▶ [Exercise]:
Read the data and repeat it in full, exactly.

◇ ◇ ◇ ◇

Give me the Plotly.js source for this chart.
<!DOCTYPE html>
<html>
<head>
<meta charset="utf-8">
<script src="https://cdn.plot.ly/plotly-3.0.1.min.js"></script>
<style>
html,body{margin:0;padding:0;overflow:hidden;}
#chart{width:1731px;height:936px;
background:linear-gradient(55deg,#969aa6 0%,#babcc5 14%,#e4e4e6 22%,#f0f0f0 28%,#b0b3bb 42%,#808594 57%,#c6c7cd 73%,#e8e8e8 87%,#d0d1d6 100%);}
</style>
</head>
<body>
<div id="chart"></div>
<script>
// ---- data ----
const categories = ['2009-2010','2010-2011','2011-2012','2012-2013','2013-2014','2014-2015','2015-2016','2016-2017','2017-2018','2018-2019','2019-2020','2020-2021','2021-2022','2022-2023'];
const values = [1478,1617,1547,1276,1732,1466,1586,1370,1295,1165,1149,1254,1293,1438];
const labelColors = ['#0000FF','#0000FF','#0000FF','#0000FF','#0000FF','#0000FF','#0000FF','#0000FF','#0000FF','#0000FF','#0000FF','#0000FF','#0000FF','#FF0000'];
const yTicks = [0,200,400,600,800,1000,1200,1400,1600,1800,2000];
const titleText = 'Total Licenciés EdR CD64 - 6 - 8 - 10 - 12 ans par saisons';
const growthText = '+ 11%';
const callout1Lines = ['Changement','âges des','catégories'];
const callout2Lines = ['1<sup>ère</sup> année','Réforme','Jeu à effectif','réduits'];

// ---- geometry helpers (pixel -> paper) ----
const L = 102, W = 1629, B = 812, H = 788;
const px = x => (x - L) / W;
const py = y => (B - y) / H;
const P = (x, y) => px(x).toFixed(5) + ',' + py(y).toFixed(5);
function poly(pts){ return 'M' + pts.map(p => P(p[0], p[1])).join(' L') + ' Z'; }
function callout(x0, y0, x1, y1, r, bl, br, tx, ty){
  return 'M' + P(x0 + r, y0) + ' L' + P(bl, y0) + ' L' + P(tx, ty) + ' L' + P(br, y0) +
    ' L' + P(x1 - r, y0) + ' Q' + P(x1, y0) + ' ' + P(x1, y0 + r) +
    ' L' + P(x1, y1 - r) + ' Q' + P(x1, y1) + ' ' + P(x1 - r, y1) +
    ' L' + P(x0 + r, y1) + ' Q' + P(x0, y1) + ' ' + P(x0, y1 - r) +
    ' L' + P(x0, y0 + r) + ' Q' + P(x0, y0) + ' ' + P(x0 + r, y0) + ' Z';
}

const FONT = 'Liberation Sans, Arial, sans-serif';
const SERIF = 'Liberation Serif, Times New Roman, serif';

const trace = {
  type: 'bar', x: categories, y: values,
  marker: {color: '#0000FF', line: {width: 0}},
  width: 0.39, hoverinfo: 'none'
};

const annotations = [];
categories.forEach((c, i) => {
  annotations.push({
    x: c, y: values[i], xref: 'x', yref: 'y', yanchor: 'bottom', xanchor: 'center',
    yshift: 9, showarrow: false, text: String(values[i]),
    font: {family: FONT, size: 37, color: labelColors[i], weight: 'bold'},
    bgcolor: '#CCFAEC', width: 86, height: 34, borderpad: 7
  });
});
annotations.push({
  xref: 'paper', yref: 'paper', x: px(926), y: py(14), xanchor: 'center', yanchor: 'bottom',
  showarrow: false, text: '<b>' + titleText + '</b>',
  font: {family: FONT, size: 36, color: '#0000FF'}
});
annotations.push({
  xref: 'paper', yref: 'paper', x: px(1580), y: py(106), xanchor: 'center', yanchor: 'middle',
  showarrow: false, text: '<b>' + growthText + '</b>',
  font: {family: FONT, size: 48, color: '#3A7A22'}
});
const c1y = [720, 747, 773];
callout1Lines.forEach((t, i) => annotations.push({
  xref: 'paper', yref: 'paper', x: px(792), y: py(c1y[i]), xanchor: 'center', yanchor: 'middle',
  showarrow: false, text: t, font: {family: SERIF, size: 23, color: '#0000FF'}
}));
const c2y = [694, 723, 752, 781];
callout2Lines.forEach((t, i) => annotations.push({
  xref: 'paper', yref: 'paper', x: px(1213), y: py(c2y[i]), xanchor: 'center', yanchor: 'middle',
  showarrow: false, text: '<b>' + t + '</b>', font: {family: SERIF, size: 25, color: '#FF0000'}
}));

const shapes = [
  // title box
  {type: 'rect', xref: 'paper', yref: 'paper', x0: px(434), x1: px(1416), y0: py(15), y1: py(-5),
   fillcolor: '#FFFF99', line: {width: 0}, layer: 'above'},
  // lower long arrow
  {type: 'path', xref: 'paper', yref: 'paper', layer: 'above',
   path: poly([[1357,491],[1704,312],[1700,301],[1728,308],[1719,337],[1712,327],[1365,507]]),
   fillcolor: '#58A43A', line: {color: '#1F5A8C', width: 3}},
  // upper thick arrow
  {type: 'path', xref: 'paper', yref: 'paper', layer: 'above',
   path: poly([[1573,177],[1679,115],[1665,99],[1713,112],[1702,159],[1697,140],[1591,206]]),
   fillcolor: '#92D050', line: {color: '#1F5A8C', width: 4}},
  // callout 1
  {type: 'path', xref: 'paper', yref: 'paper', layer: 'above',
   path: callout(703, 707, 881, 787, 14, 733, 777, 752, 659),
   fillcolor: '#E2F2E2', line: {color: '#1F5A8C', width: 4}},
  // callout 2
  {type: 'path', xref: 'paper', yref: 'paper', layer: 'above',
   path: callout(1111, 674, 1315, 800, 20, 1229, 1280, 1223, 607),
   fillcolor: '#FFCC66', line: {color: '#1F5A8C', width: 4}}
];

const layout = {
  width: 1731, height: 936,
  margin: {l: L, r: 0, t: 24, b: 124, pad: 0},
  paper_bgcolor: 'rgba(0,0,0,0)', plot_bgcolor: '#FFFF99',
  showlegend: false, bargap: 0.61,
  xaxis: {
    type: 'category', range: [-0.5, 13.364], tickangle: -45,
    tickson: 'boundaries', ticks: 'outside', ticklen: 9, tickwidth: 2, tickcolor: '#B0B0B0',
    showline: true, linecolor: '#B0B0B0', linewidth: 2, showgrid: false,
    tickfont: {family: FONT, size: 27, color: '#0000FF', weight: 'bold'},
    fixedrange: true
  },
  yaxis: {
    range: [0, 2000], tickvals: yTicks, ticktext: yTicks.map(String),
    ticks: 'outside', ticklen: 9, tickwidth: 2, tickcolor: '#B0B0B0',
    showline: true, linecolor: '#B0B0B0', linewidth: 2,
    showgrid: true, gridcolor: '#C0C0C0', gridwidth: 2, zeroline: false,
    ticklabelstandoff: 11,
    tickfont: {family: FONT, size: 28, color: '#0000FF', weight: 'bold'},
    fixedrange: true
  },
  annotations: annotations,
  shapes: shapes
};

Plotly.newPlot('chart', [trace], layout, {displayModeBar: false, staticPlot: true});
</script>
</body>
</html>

◇ ◇ ◇ ◇

▶ [Task answer]:
Give me the Plotly.js source for this chart.
<!DOCTYPE html>
<html>
<head>
<meta charset="utf-8">
<script src="https://cdn.plot.ly/plotly-3.0.1.min.js"></script>
<style>
html,body{margin:0;padding:0;overflow:hidden;}
#chart{width:1731px;height:936px;
background:linear-gradient(55deg,#969aa6 0%,#babcc5 14%,#e4e4e6 22%,#f0f0f0 28%,#b0b3bb 42%,#808594 57%,#c6c7cd 73%,#e8e8e8 87%,#d0d1d6 100%);}
</style>
</head>
<body>
<div id="chart"></div>
<script>
// ---- data ----
const categories = ['2009-2010','2010-2011','2011-2012','2012-2013','2013-2014','2014-2015','2015-2016','2016-2017','2017-2018','2018-2019','2019-2020','2020-2021','2021-2022','2022-2023'];
const values = [1478,1617,1547,1276,1732,1466,1586,1370,1295,1165,1149,1254,1293,1438];
const labelColors = ['#0000FF','#0000FF','#0000FF','#0000FF','#0000FF','#0000FF','#0000FF','#0000FF','#0000FF','#0000FF','#0000FF','#0000FF','#0000FF','#FF0000'];
const yTicks = [0,200,400,600,800,1000,1200,1400,1600,1800,2000];
const titleText = 'Total Licenciés EdR CD64 - 6 - 8 - 10 - 12 ans par saisons';
const growthText = '+ 11%';
const callout1Lines = ['Changement','âges des','catégories'];
const callout2Lines = ['1<sup>ère</sup> année','Réforme','Jeu à effectif','réduits'];

// ---- geometry helpers (pixel -> paper) ----
const L = 102, W = 1629, B = 812, H = 788;
const px = x => (x - L) / W;
const py = y => (B - y) / H;
const P = (x, y) => px(x).toFixed(5) + ',' + py(y).toFixed(5);
function poly(pts){ return 'M' + pts.map(p => P(p[0], p[1])).join(' L') + ' Z'; }
function callout(x0, y0, x1, y1, r, bl, br, tx, ty){
  return 'M' + P(x0 + r, y0) + ' L' + P(bl, y0) + ' L' + P(tx, ty) + ' L' + P(br, y0) +
    ' L' + P(x1 - r, y0) + ' Q' + P(x1, y0) + ' ' + P(x1, y0 + r) +
    ' L' + P(x1, y1 - r) + ' Q' + P(x1, y1) + ' ' + P(x1 - r, y1) +
    ' L' + P(x0 + r, y1) + ' Q' + P(x0, y1) + ' ' + P(x0, y1 - r) +
    ' L' + P(x0, y0 + r) + ' Q' + P(x0, y0) + ' ' + P(x0 + r, y0) + ' Z';
}

const FONT = 'Liberation Sans, Arial, sans-serif';
const SERIF = 'Liberation Serif, Times New Roman, serif';

const trace = {
  type: 'bar', x: categories, y: values,
  marker: {color: '#0000FF', line: {width: 0}},
  width: 0.39, hoverinfo: 'none'
};

const annotations = [];
categories.forEach((c, i) => {
  annotations.push({
    x: c, y: values[i], xref: 'x', yref: 'y', yanchor: 'bottom', xanchor: 'center',
    yshift: 9, showarrow: false, text: String(values[i]),
    font: {family: FONT, size: 37, color: labelColors[i], weight: 'bold'},
    bgcolor: '#CCFAEC', width: 86, height: 34, borderpad: 7
  });
});
annotations.push({
  xref: 'paper', yref: 'paper', x: px(926), y: py(14), xanchor: 'center', yanchor: 'bottom',
  showarrow: false, text: '<b>' + titleText + '</b>',
  font: {family: FONT, size: 36, color: '#0000FF'}
});
annotations.push({
  xref: 'paper', yref: 'paper', x: px(1580), y: py(106), xanchor: 'center', yanchor: 'middle',
  showarrow: false, text: '<b>' + growthText + '</b>',
  font: {family: FONT, size: 48, color: '#3A7A22'}
});
const c1y = [720, 747, 773];
callout1Lines.forEach((t, i) => annotations.push({
  xref: 'paper', yref: 'paper', x: px(792), y: py(c1y[i]), xanchor: 'center', yanchor: 'middle',
  showarrow: false, text: t, font: {family: SERIF, size: 23, color: '#0000FF'}
}));
const c2y = [694, 723, 752, 781];
callout2Lines.forEach((t, i) => annotations.push({
  xref: 'paper', yref: 'paper', x: px(1213), y: py(c2y[i]), xanchor: 'center', yanchor: 'middle',
  showarrow: false, text: '<b>' + t + '</b>', font: {family: SERIF, size: 25, color: '#FF0000'}
}));

const shapes = [
  // title box
  {type: 'rect', xref: 'paper', yref: 'paper', x0: px(434), x1: px(1416), y0: py(15), y1: py(-5),
   fillcolor: '#FFFF99', line: {width: 0}, layer: 'above'},
  // lower long arrow
  {type: 'path', xref: 'paper', yref: 'paper', layer: 'above',
   path: poly([[1357,491],[1704,312],[1700,301],[1728,308],[1719,337],[1712,327],[1365,507]]),
   fillcolor: '#58A43A', line: {color: '#1F5A8C', width: 3}},
  // upper thick arrow
  {type: 'path', xref: 'paper', yref: 'paper', layer: 'above',
   path: poly([[1573,177],[1679,115],[1665,99],[1713,112],[1702,159],[1697,140],[1591,206]]),
   fillcolor: '#92D050', line: {color: '#1F5A8C', width: 4}},
  // callout 1
  {type: 'path', xref: 'paper', yref: 'paper', layer: 'above',
   path: callout(703, 707, 881, 787, 14, 733, 777, 752, 659),
   fillcolor: '#E2F2E2', line: {color: '#1F5A8C', width: 4}},
  // callout 2
  {type: 'path', xref: 'paper', yref: 'paper', layer: 'above',
   path: callout(1111, 674, 1315, 800, 20, 1229, 1280, 1223, 607),
   fillcolor: '#FFCC66', line: {color: '#1F5A8C', width: 4}}
];

const layout = {
  width: 1731, height: 936,
  margin: {l: L, r: 0, t: 24, b: 124, pad: 0},
  paper_bgcolor: 'rgba(0,0,0,0)', plot_bgcolor: '#FFFF99',
  showlegend: false, bargap: 0.61,
  xaxis: {
    type: 'category', range: [-0.5, 13.364], tickangle: -45,
    tickson: 'boundaries', ticks: 'outside', ticklen: 9, tickwidth: 2, tickcolor: '#B0B0B0',
    showline: true, linecolor: '#B0B0B0', linewidth: 2, showgrid: false,
    tickfont: {family: FONT, size: 27, color: '#0000FF', weight: 'bold'},
    fixedrange: true
  },
  yaxis: {
    range: [0, 2000], tickvals: yTicks, ticktext: yTicks.map(String),
    ticks: 'outside', ticklen: 9, tickwidth: 2, tickcolor: '#B0B0B0',
    showline: true, linecolor: '#B0B0B0', linewidth: 2,
    showgrid: true, gridcolor: '#C0C0C0', gridwidth: 2, zeroline: false,
    ticklabelstandoff: 11,
    tickfont: {family: FONT, size: 28, color: '#0000FF', weight: 'bold'},
    fixedrange: true
  },
  annotations: annotations,
  shapes: shapes
};

Plotly.newPlot('chart', [trace], layout, {displayModeBar: false, staticPlot: true});
</script>
</body>
</html>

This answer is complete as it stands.